● **What you will do**:
Copy exactly the lines from the beginning of the data down to and including the line holding "from bokeh.resources import INLINE", without any pictures.

● **Supplied entries**:
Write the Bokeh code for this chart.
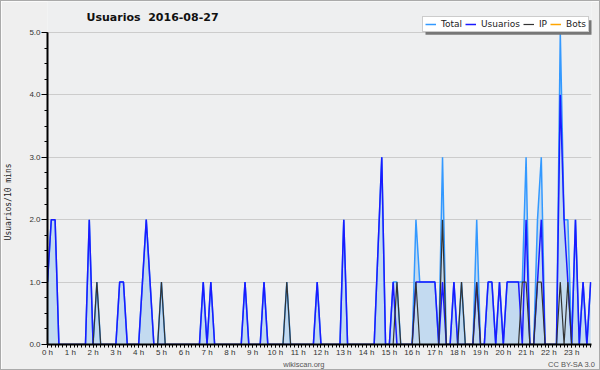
from bokeh.plotting import figure
from bokeh.models import (Range1d, Legend, LegendItem, FixedTicker, ColumnDataSource,
                          Label, LinearAxis, BoxAnnotation)
from bokeh.embed import file_html
from bokeh.resources import INLINE

title_text = "Usuarios\u00a0\u00a02016-08-27"
y_label = "Usuarios/10 mins"
hour_labels = ["0 h", "1 h", "2 h", "3 h", "4 h", "5 h", "6 h", "7 h", "8 h", "9 h",
               "10 h", "11 h", "12 h", "13 h", "14 h", "15 h", "16 h", "17 h", "18 h",
               "19 h", "20 h", "21 h", "22 h", "23 h"]
series_names = ["Total", "Usuarios", "IP", "Bots"]
footer_texts = ["wikiscan.org", "CC BY-SA 3.0"]

# 144 ten-minute slots
total = [1, 2, 2, 0, 0, 0, 0, 0, 0, 0, 0, 2, 0, 1, 0, 0, 0, 0, 0, 1, 1, 0, 0, 0,
         0, 1, 2, 1, 0, 0, 1, 0, 0, 0, 0, 0, 0, 0, 0, 0, 0, 1, 0, 1, 0, 0, 0, 0,
         0, 0, 0, 0, 1, 0, 0, 0, 0, 1, 0, 0, 0, 0, 0, 1, 0, 0, 0, 0, 0, 0, 0, 1,
         0, 0, 0, 0, 0, 0, 2, 0, 0, 0, 0, 0, 0, 0, 0, 1.5, 3, 0, 0, 1, 1, 0, 0, 0,
         0, 2, 1, 1, 1, 1, 1, 0, 3, 0, 0, 1, 0, 1, 0, 0, 0, 2, 0, 0, 1, 1, 0, 1,
         0, 1, 1, 1, 1, 1, 3, 0, 0, 2, 3, 0, 0, 0, 0, 5, 2, 2, 0, 2, 0, 1, 0, 1]
usuarios = [1, 2, 2, 0, 0, 0, 0, 0, 0, 0, 0, 2, 0, 0, 0, 0, 0, 0, 0, 1, 1, 0, 0, 0,
            0, 1, 2, 1, 0, 0, 0, 0, 0, 0, 0, 0, 0, 0, 0, 0, 0, 1, 0, 1, 0, 0, 0, 0,
            0, 0, 0, 0, 1, 0, 0, 0, 0, 1, 0, 0, 0, 0, 0, 0, 0, 0, 0, 0, 0, 0, 0, 1,
            0, 0, 0, 0, 0, 0, 2, 0, 0, 0, 0, 0, 0, 0, 0, 1.5, 3, 0, 0, 1, 0, 0, 0, 0,
            0, 1, 1, 1, 1, 1, 1, 0, 1, 0, 0, 1, 0, 0, 0, 0, 0, 1, 0, 0, 1, 1, 0, 1,
            0, 1, 1, 1, 1, 0, 2, 0, 0, 1, 2, 0, 0, 0, 0, 4, 2, 1, 0, 2, 0, 1, 0, 1]
ip = [0, 0, 0, 0, 0, 0, 0, 0, 0, 0, 0, 0, 0, 1, 0, 0, 0, 0, 0, 0, 0, 0, 0, 0,
      0, 0, 0, 0, 0, 0, 1, 0, 0, 0, 0, 0, 0, 0, 0, 0, 0, 0, 0, 0, 0, 0, 0, 0,
      0, 0, 0, 0, 0, 0, 0, 0, 0, 0, 0, 0, 0, 0, 0, 1, 0, 0, 0, 0, 0, 0, 0, 0,
      0, 0, 0, 0, 0, 0, 0, 0, 0, 0, 0, 0, 0, 0, 0, 0, 0, 0, 0, 0, 1, 0, 0, 0,
      0, 1, 0, 0, 0, 0, 0, 0, 2, 0, 0, 0, 0, 1, 0, 0, 0, 1, 0, 0, 0, 0, 0, 0,
      0, 0, 0, 0, 0, 1, 1, 0, 0, 1, 1, 0, 0, 0, 0, 1, 0, 1, 0, 0, 0, 0, 0, 0]
bots = [0, 0, 0, 0, 0, 0, 0, 0, 0, 0, 0, 0, 0, 0, 0, 0, 0, 0, 0, 0, 0, 0, 0, 0,
        0, 0, 0, 0, 0, 0, 0, 0, 0, 0, 0, 0, 0, 0, 0, 0, 0, 0, 0, 0, 0, 0, 0, 0,
        0, 0, 0, 0, 0, 0, 0, 0, 0, 0, 0, 0, 0, 0, 0, 0, 0, 0, 0, 0, 0, 0, 0, 0,
        0, 0, 0, 0, 0, 0, 0, 0, 0, 0, 0, 0, 0, 0, 0, 0, 0, 0, 0, 0, 0, 0, 0, 0,
        0, 0, 0, 0, 0, 0, 0, 0, 0, 0, 0, 0, 0, 0, 0, 0, 0, 0, 0, 0, 0, 0, 0, 0,
        0, 0, 0, 0, 0, 0, 0, 0, 0, 0, 0, 0, 0, 0, 0, 0, 0, 0, 0, 0, 0, 0, 0, 0]

hours = [i / 6 for i in range(len(total))]
src = ColumnDataSource(dict(h=hours, total=total, usuarios=usuarios, ip=ip,
                            bots=bots, zero=[0] * len(total)))

BG = "#efefef"
FONT = "DejaVu Sans"
TICKFONT = "Liberation Sans"

# layout: frame runs from the canvas top (title/legend live inside it) down to the x axis
W, H = 600, 370
BOTTOM = 26                 # bottom panel height
FB = H - BOTTOM             # canvas y of the frame bottom (value 0)
TOP5 = 31                   # canvas y of value 5.0
y_end = 5.0 * FB / (FB - TOP5)

p = figure(width=W, height=H, output_backend="svg", toolbar_location=None,
           x_range=Range1d(0, 23.87), y_range=Range1d(0, y_end), title=None)
p.min_border_left = 46
p.min_border_right = 10
p.min_border_top = 0
p.min_border_bottom = BOTTOM
p.background_fill_color = "#eeeff0"
p.border_fill_color = BG
p.outline_line_color = None

# hour axis
xa = p.xaxis[0]
xa.ticker = FixedTicker(ticks=list(range(24)), minor_ticks=hours)
xa.major_label_overrides = {i: lab for i, lab in enumerate(hour_labels)}
xa.axis_line_color = "black"
xa.axis_line_width = 2
xa.major_tick_line_color = "black"
xa.minor_tick_line_color = "black"
xa.major_tick_out = 3
xa.major_tick_in = 0
xa.minor_tick_out = 3
xa.minor_tick_in = 0
xa.major_label_standoff = 0
xa.major_label_text_font = TICKFONT
xa.major_label_text_font_size = "8px"
xa.major_label_text_color = "#333333"

# footer row (site name centred, licence at the right) drawn as a tick-less axis
foot = LinearAxis(ticker=FixedTicker(ticks=[11.25, 23.0], minor_ticks=[]),
                  major_label_overrides={11.25: footer_texts[0], 23.0: footer_texts[1]},
                  axis_line_color=None, major_tick_line_color=None,
                  minor_tick_line_color=None, major_tick_out=0, major_tick_in=0,
                  minor_tick_out=0, minor_tick_in=0, major_label_standoff=0,
                  major_label_text_font=TICKFONT, major_label_text_font_size="7.5px",
                  major_label_text_color="#555555")
p.add_layout(foot, "below")

ya = p.yaxis[0]
ya.bounds = (0, 5)
ya.ticker = FixedTicker(ticks=[0, 1, 2, 3, 4, 5],
                        minor_ticks=[i / 4 for i in range(21)])
ya.major_label_overrides = {0: "0.0", 1: "1.0", 2: "2.0", 3: "3.0", 4: "4.0", 5: "5.0"}
ya.axis_line_color = "black"
ya.axis_line_width = 2
ya.major_tick_line_color = "black"
ya.minor_tick_line_color = "black"
ya.major_tick_out = 6
ya.major_tick_in = 0
ya.minor_tick_out = 3
ya.minor_tick_in = 0
ya.major_label_standoff = 1
ya.major_label_text_font = TICKFONT
ya.major_label_text_font_size = "8px"
ya.major_label_text_color = "#333333"
# trailing no-break spaces shift the centred label down to where the original sits
ya.axis_label = y_label + "\u00a0" * 12
ya.axis_label_text_font = "DejaVu Sans Mono"
ya.axis_label_text_font_size = "8px"
ya.axis_label_text_font_style = "normal"
ya.axis_label_text_color = "#222222"
ya.axis_label_standoff = 13

p.xgrid.visible = False
p.ygrid.grid_line_color = "#cccccc"
p.ygrid.grid_line_width = 1

# series
r_bots = p.line("h", "bots", source=src, color="#ffa500", line_width=1.5)
p.varea(x="h", y1="zero", y2="total", source=src, fill_color="#c3daf0", fill_alpha=1)
r_total = p.line("h", "total", source=src, color="#3399ff", line_width=1.5)
r_users = p.line("h", "usuarios", source=src, color="#1a1aff", line_width=1.5)
r_ip = p.line("h", "ip", source=src, color="#333333", line_width=1.2)

# title (inside the tall frame, above the 5.0 line)
p.add_layout(Label(x=39, y=FB - 17, x_units="screen", y_units="screen",
                   text=title_text, text_font=FONT, text_font_size="11px",
                   text_font_style="bold", text_color="#111111",
                   text_baseline="middle"))

# legend box and its drop shadow
LEG_X, LEG_BOTTOM, LEG_W, LEG_H = 375, FB - 31.7, 166.5, 14.5
shadow = BoxAnnotation(left=LEG_X + 3, right=LEG_X + 3 + LEG_W,
                       bottom=LEG_BOTTOM - 2.6, top=LEG_BOTTOM - 2.6 + LEG_H,
                       left_units="screen", right_units="screen",
                       top_units="screen", bottom_units="screen",
                       fill_color="#777777", fill_alpha=1, line_color=None)
p.add_layout(shadow)

legend = Legend(items=[LegendItem(label=series_names[0], renderers=[r_total]),
                       LegendItem(label=series_names[1], renderers=[r_users]),
                       LegendItem(label=series_names[2], renderers=[r_ip]),
                       LegendItem(label=series_names[3], renderers=[r_bots])],
                location=(LEG_X, LEG_BOTTOM), orientation="horizontal",
                background_fill_color="white", background_fill_alpha=1,
                border_line_color="#999999", border_line_width=1,
                label_text_font=FONT, label_text_font_size="9px",
                label_text_color="#222222", glyph_width=11, glyph_height=10,
                label_standoff=5, spacing=3, padding=2, margin=0,
                label_height=9, label_width=0)
p.add_layout(legend)

p.styles = {"border": "1px solid #aaaaaa"}

open("out.html", "w").write(file_html(p, INLINE))
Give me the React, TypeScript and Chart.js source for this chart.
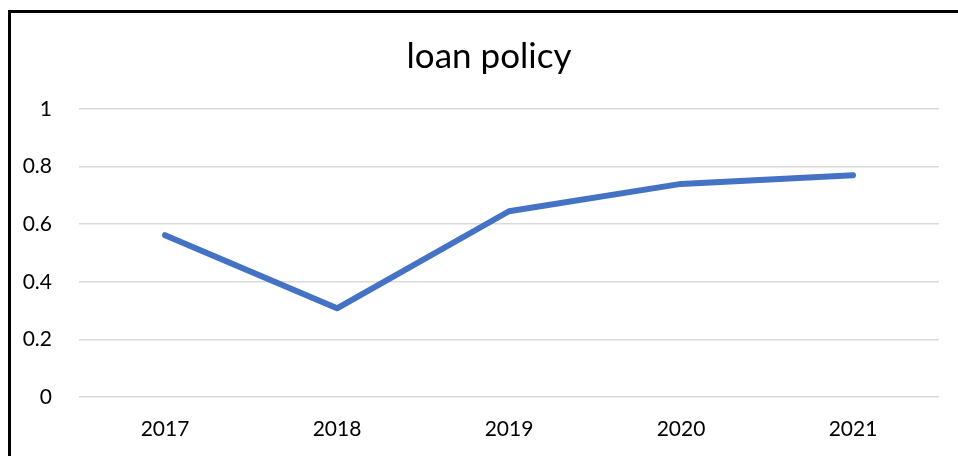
import React, { useEffect, useRef } from "react";
import { Chart, registerables } from "chart.js";

Chart.register(...registerables);

const categories = ["2017", "2018", "2019", "2020", "2021"];
const loanPolicy = [0.562, 0.308, 0.645, 0.74, 0.77];
const yTicks = [0, 0.2, 0.4, 0.6, 0.8, 1];
const titleText = "loan policy";

const titlePlugin = {
  id: "excelTitle",
  afterDraw(chart: any) {
    const ctx = chart.ctx;
    ctx.save();
    ctx.fillStyle = "#000";
    ctx.font = "35px Lato";
    ctx.textAlign = "center";
    ctx.textBaseline = "alphabetic";
    ctx.fillText(titleText, 489, 68);
    ctx.restore();
  },
};

export default function App() {
  const ref = useRef<HTMLCanvasElement | null>(null);
  useEffect(() => {
    if (!ref.current) return;
    const chart = new Chart(ref.current, {
      type: "line",
      data: {
        labels: categories,
        datasets: [
          {
            label: titleText,
            data: loanPolicy,
            borderColor: "#4472C4",
            backgroundColor: "#4472C4",
            borderWidth: 6,
            pointRadius: 0,
            borderCapStyle: "round",
            borderJoinStyle: "round",
            tension: 0,
          },
        ],
      },
      options: {
        responsive: false,
        animation: false,
        layout: { padding: { left: 0, right: 19, top: 109, bottom: 0 } },
        plugins: {
          legend: { display: false },
          tooltip: { enabled: false },
          title: { display: false },
        },
        scales: {
          x: {
            offset: true,
            grid: { display: false, drawTicks: false },
            border: { display: false },
            ticks: {
              color: "#000",
              font: { family: "Lato", size: 21 },
              padding: 20,
              maxRotation: 0,
            },
            afterFit: (s: any) => {
              s.height = 59;
            },
          },
          y: {
            min: 0,
            max: 1,
            afterBuildTicks: (s: any) => {
              s.ticks = yTicks.map((v) => ({ value: v }));
            },
            grid: { color: "#d9d9d9", lineWidth: 1.5, drawTicks: false },
            border: { display: false },
            ticks: {
              color: "#000",
              font: { family: "Lato", size: 21 },
              padding: 27,
              callback: (v: any) => String(Math.round(Number(v) * 10) / 10),
            },
            afterFit: (s: any) => {
              s.width = 79;
            },
          },
        },
      },
      plugins: [titlePlugin],
    });
    return () => chart.destroy();
  }, []);

  return (
    <div style={{ position: "absolute", left: 0, top: 0, width: 958, height: 456, overflow: "hidden", background: "#fff" }}>
      <div
        style={{
          position: "absolute",
          left: 8,
          top: 10,
          width: 1100,
          height: 1100,
          border: "3px solid #000",
          boxSizing: "border-box",
        }}
      />
      <canvas ref={ref} width={958} height={456} style={{ position: "absolute", left: 0, top: 0 }} />
    </div>
  );
}
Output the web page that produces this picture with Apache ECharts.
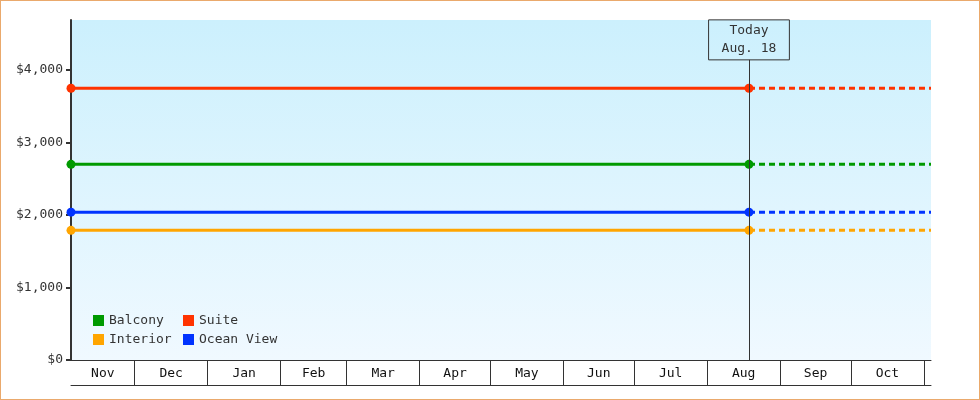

● **Exercise result**:
Write the Bokeh code for this chart.
from bokeh.plotting import figure
from bokeh.models import (Range1d, Legend, LegendItem, FixedTicker, ColumnDataSource,
                          Label, LinearAxis, BoxAnnotation)
from bokeh.embed import file_html
from bokeh.resources import INLINE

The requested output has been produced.